Una de las razones por las que los gobiernos alrededor del mundo han tenido enormes dificultades en lidiar con el coronavirus ha sido la incertidumbre. Simplemente no sabemos lo suficiente como para diseñar las políticas públicas y privadas que serían óptimas, tanto del punto de vista de la salud pública como de la economía.
La economista Allison Schrager destaca que “entre las incógnitas que hay sobre el virus se encuentran: las tasas efectivas de hospitalización y mortalidad, qué tan infeccioso es, cuántos pacientes asintomáticos están dando vueltas por ahí, cómo afecta a los jóvenes, cómo varían los factores de riesgo entre diferentes países con diferentes poblaciones, niveles de contaminación y densidades urbanas”. Yo agregaría otras variables como el nivel de desarrollo y el tamaño del sector informal.
En un ensayo en el “Wall Street Journal”, Schrager nos recuerda una útil observación del economista Frank Knight del siglo pasado: la incertidumbre y el riesgo son cosas diferentes. El riesgo se puede medir basado en datos históricos, y por lo tanto el futuro es manejable pues se pueden calcular los costos y beneficios relacionados con las decisiones. La incertidumbre, en cambio, se trata de resultados impredecibles.
Dado que nos enfrentamos a tanta incertidumbre, las decisiones públicas y privadas han sido difíciles de formular y han sido frecuentemente drásticas, sean esas justificadas o no. En la práctica, esto ha significado que los trabajadores se quedan en casa, bajando así la producción, y que los consumidores, que incluye a toda la población, también se quedan en casa. Las inversiones se posponen. La caída en la oferta y la demanda se derivan de una combinación de decisiones voluntarias y obligatorias.

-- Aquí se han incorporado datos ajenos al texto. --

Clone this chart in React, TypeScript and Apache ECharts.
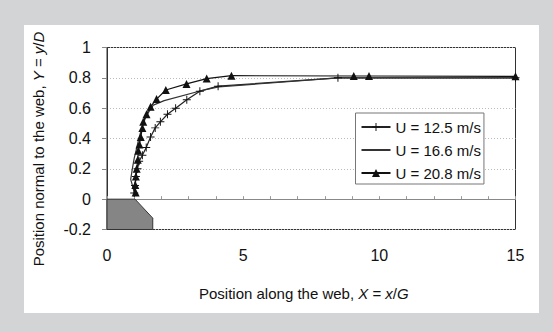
import React, { useEffect, useRef } from "react";
import * as echarts from "echarts";

const FONT = "'Liberation Sans', Arial, Helvetica, sans-serif";

const seriesNames = ["U = 12.5 m/s", "U = 16.6 m/s", "U = 20.8 m/s"];

// U = 12.5 m/s (plus markers)
const x125 = [1.0, 1.03, 1.06, 1.12, 1.18, 1.3, 1.44, 1.6, 1.77, 1.96, 2.22, 2.52, 2.93, 3.41, 4.08, 8.48, 15];
const y125 = [0.04, 0.09, 0.15, 0.2, 0.25, 0.29, 0.34, 0.41, 0.47, 0.51, 0.56, 0.6, 0.655, 0.712, 0.745, 0.8, 0.8];

// U = 16.6 m/s (plain line)
const x166 = [1.02, 0.95, 0.87, 0.93, 1.0, 1.08, 1.17, 1.28, 1.4, 1.55, 1.7, 2.1, 3.45, 4.1, 8.5, 15];
const y166 = [0.03, 0.08, 0.13, 0.2, 0.27, 0.33, 0.4, 0.47, 0.53, 0.58, 0.62, 0.65, 0.715, 0.74, 0.8, 0.8];

// U = 20.8 m/s (triangle markers)
const x208 = [1.05, 1.04, 1.06, 1.09, 1.13, 1.15, 1.19, 1.24, 1.3, 1.33, 1.45, 1.6, 1.82, 2.16, 2.92, 3.66, 4.57, 9.06, 9.62, 15];
const y208 = [0.044, 0.094, 0.15, 0.2, 0.26, 0.32, 0.36, 0.41, 0.47, 0.51, 0.56, 0.61, 0.66, 0.72, 0.76, 0.795, 0.814, 0.812, 0.812, 0.81];

// Web (gray block) outline
const webX = [0, 1.03, 1.68, 1.68, 0];
const webY = [0, 0, -0.125, -0.2, -0.2];

const X_MIN = 0, X_MAX = 15, X_MAJOR = 5, X_MINOR = 1;
const Y_MIN = -0.2, Y_MAX = 1, Y_STEP = 0.2;

const PLUS = "path://M4.4,0H5.6V4.4H10V5.6H5.6V10H4.4V5.6H0V4.4H4.4Z";

const pairs = (xs: number[], ys: number[]) => xs.map((x, i) => [x, ys[i]]);

export default function App() {
  const ref = useRef<HTMLDivElement>(null);
  useEffect(() => {
    document.body.style.margin = "0";
    if (!ref.current) return;
    const chart = echarts.init(ref.current, undefined, { renderer: "svg" });
    const option: any = {
      animation: false,
      backgroundColor: "transparent",
      textStyle: { fontFamily: FONT },
      grid: {
        left: 107,
        right: 37.5,
        top: 47.5,
        bottom: 102.5,
        show: true,
        borderColor: "#333",
        borderWidth: 1,
        backgroundColor: "transparent",
      },
      xAxis: [
        {
          type: "value",
          min: X_MIN,
          max: X_MAX,
          interval: X_MAJOR,
          position: "bottom",
          axisLine: { show: false, onZero: false },
          axisTick: { show: false },
          splitLine: { show: false },
          axisLabel: { fontSize: 16, color: "#111", margin: 18, fontFamily: FONT },
        },
        {
          type: "value",
          min: X_MIN,
          max: X_MAX,
          interval: X_MINOR,
          position: "bottom",
          axisLine: { show: true, onZero: true, lineStyle: { color: "#888", width: 1 } },
          axisTick: { show: true, inside: true, length: 3, lineStyle: { color: "#999" } },
          axisLabel: { show: false },
          splitLine: { show: false },
        },
      ],
      yAxis: {
        type: "value",
        min: Y_MIN,
        max: Y_MAX,
        interval: Y_STEP,
        axisLine: { show: true, onZero: false, lineStyle: { color: "#333" } },
        axisTick: { show: true, length: 5, lineStyle: { color: "#888" } },
        axisLabel: { fontSize: 16, color: "#111", margin: 16, fontFamily: FONT },
        splitLine: { show: true, lineStyle: { color: "#bbb", type: [1, 2], width: 1 } },
      },
      legend: {
        orient: "vertical",
        left: 355.5,
        top: 113,
        data: [
          { name: seriesNames[0] },
          { name: seriesNames[1], itemStyle: { opacity: 0 } },
          { name: seriesNames[2] },
        ],
        itemWidth: 29,
        itemHeight: 10,
        itemGap: 7,
        padding: [6, 3, 3, 5],
        borderColor: "#777",
        borderWidth: 1,
        backgroundColor: "#fff",
        textStyle: { fontSize: 15, color: "#111", fontFamily: FONT, lineHeight: 16 },
      },
      graphic: [
        {
          type: "text",
          x: 199,
          y: 293,
          style: {
            text: "Position along the web, {i|X} = {i|x}/{i|G}",
            fontSize: 15,
            fontFamily: FONT,
            fill: "#111",
            verticalAlign: "middle",
            rich: { i: { fontStyle: "italic", fontSize: 15, fontFamily: FONT, fill: "#111" } },
          },
        },
        {
          type: "text",
          x: 38,
          y: 149,
          rotation: Math.PI / 2,
          style: {
            text: "Position normal to the web, {i|Y} = {i|y}/{i|D}",
            fontSize: 15,
            fontFamily: FONT,
            fill: "#111",
            align: "center",
            verticalAlign: "middle",
            rich: { i: { fontStyle: "italic", fontSize: 15, fontFamily: FONT, fill: "#111" } },
          },
        },
      ],
      series: [
        {
          type: "custom",
          silent: true,
          z: 1,
          data: [[0, 0]],
          renderItem: (_params: any, api: any) => {
            const points = webX.map((x, i) => api.coord([x, webY[i]]));
            return {
              type: "polygon",
              shape: { points },
              style: { fill: "#858585", stroke: "#333", lineWidth: 1 },
            };
          },
        },
        {
          name: seriesNames[0],
          type: "line",
          data: pairs(x125, y125),
          symbol: PLUS,
          symbolSize: 8,
          lineStyle: { color: "#222", width: 1.2 },
          itemStyle: { color: "#111" },
          z: 3,
        },
        {
          name: seriesNames[1],
          type: "line",
          data: pairs(x166, y166),
          symbol: "none",
          lineStyle: { color: "#333", width: 1.2 },
          itemStyle: { color: "#333" },
          z: 3,
        },
        {
          name: seriesNames[2],
          type: "line",
          data: pairs(x208, y208),
          symbol: "triangle",
          symbolSize: 8,
          lineStyle: { color: "#111", width: 1.2 },
          itemStyle: { color: "#111" },
          z: 4,
        },
      ],
    };
    chart.setOption(option);
    return () => chart.dispose();
  }, []);

  return (
    <div style={{ position: "relative", width: 553, height: 332, background: "#d3d4d6", overflow: "hidden" }}>
      <div style={{ position: "absolute", left: 24, top: 25, width: 515, height: 288, background: "#fff" }} />
      <div ref={ref} style={{ position: "absolute", left: 0, top: 0, width: 553, height: 332 }} />
    </div>
  );
}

La incertidumbre respecto a la gravedad de la situación explica los pronósticos económicos negros alrededor del mundo. Goldman Sachs estima que la economía estadounidense caerá 24% en el segundo trimestre –mucho peor que durante la gran recesión–. Un país rico puede aguantar un mes, quizás dos, de una economía paralizada. Pero es insostenible a través del tiempo. Es difícil calcular los costos y beneficios de las políticas gubernamentales durante esta crisis, pero en la medida en que se alarga la emergencia vale la pena preguntarse si el remedio es peor que la enfermedad.
Los costos de las políticas para enfrentar la crisis no son bajos. Además de una caída asombrosa de la economía, se está debatiendo un plan fiscal de estímulo de hasta dos billones (dos millones de millones) de dólares. Se enviarían cheques a cada estadounidense para reactivar la demanda y se apoyaría a todo tipo de industrias. La deuda pública se dispararía junto con el capitalismo de compadrazgo. Todo eso sin necesariamente poder resucitar la economía.
Los países pobres tienen mucho menos margen para atender a la salud pública y estimular sus economías. Eso puede explicar las medidas extremas que han tomado algunos países como el Perú. Pero las respuestas fiscales y las medidas de supresión también son menos sostenibles en el tiempo que en los países ricos. Lo que es popular en las primeras semanas de la emergencia puede rápidamente volverse impopular cuando los perjuicios de una economía paralizada se multipliquen. Se volverá cada vez más evidente que el gasto del Estado tiene serios límites y consecuencias.
Ante tanta incertidumbre, se deben evitar políticas contraproducentes como el control de precios, medida que solo causará escasez y mercados negros, o los subsidios universales. Mientras que dure la crisis del virus, la gente va a limitar su consumo. En vez, se deben tomar en cuenta medidas enfocadas en los más necesitados y aquellas que faciliten la oferta económica como la desregulación y la postergación de impuestos. El problema económico no se resolverá hasta que la pandemia sea controlada. Mientras tanto, no hay que ignorar que sigue habiendo políticas buenas, malas y menos malas.